GPUaaS: Private, serverless transcription tool for confidential audio recordings

July 1, 2026

GPUaaSAzureCloudAzure BicepAzure Container appScale-to-zeroOpenAI/Whisper

GPUaaS: Private, serverless transcription tool for confidential audio recordings

Automatic speech recognition (ASR)

AI transcription has become a standard part of the workflow in Norwegian journalism, used for turning raw audio into text, generating subtitles, and translation. Most platforms on the market bundle all of that together with editing and publishing, aimed at newsrooms that can send their recordings wherever the tool happens to be hosted.

The problem with third-party transcription services

For many companies, confidentiality is the real constraint, and it rules out most of the obvious options before quality even comes into it. Public transcription services typically require some combination of the same things, an account, a file upload, storage on their servers, and that’s a risk on its own no matter how good the transcription is. Most of them also work far better in English than Norwegian, especially once dialects and local nuance are involved. They run on general, publicly available models like OpenAI’s through an API, which struggle with Norwegian dialects the way any non-native system does.

In-house solution

NB-AI-Lab’s models are the ones that actually handle Norwegian well, trained specifically for it. Their license would have allowed a hosted API, but the issue was sending confidential audio to any third party at all, licensed or not, and that was off the table from the start.

Schibsted had already solved a version of this with JoJo, a publicly known app that wraps NB-AI-Lab’s model in a UI shell running locally on a MacBook. It works, but only if you have one, and even then performance depends on the machine’s specs. It’s a single-user, single-machine tool, which doesn’t scale to a team without everyone owning matching hardware. Running a dedicated cloud GPU 24/7, or a full VM just to cover that gap, wasn’t affordable either, for something used intermittently.

Azure

GPU-as-a-Service

The result was a web application hosted on a private Azure environment, backed by serverless GPU compute with scale-to-zero. The model only runs, and only costs money, while it’s actually transcribing. File storage, authentication, and the job queue sit on infrastructure controlled internally, with access locked to verified accounts.

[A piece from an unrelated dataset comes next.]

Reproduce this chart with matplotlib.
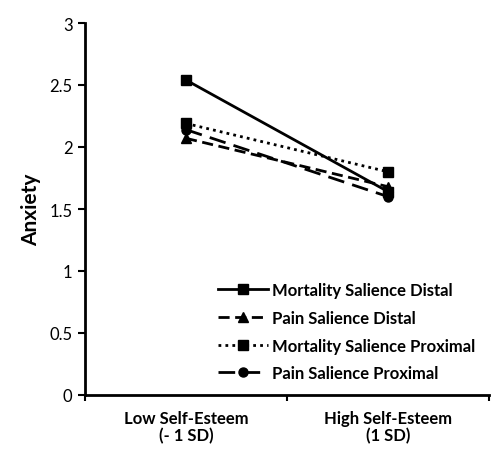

The GPU takes a short while to spin up from a cold state, the direct tradeoff for not paying to keep it running around the clock. That cold start also means the setup can afford to run on serious hardware, an H100, without the cost of leaving it idle. Once it’s up, transcription itself runs fast, and the app handles multiple jobs coming in.

The interface shows what’s happening at each stage, starting, queued, running, with live progress on the transcription itself. Output is available in several formats, and every job gets a saved link to its results. Files and transcripts are retained only for a limited period before automatic deletion, so nothing confidential sits around indefinitely.

Nvidia Azure

Impact

The result is a browser-based tool usable by the whole team, with no dependency on individual hardware, no files leaving internal infrastructure, and a cost that scales with actual use instead of uptime. It replaced hours of manual transcription on material that couldn’t go through a public service in the first place, without the recurring cost of a GPU sitting idle most of the day.

Whisper application

Future possibilities with GPUaaS

The serverless GPU pattern isn’t tied to transcription specifically, it works for any model that’s too expensive to keep online 24/7 but too sensitive to send through a third party. The same scale-to-zero approach could support other confidential AI workloads, document classification or redaction on sensitive files, image or video analysis that can’t leave internal infrastructure, fine-tuned models for internal search or summarization, or heavier one time jobs like batch OCR that only need a GPU for a few hours a month. Any team with a similar shape of problem, real GPU need but low and irregular usage, could reuse the same job queue, authentication, and storage pattern instead of building it from scratch.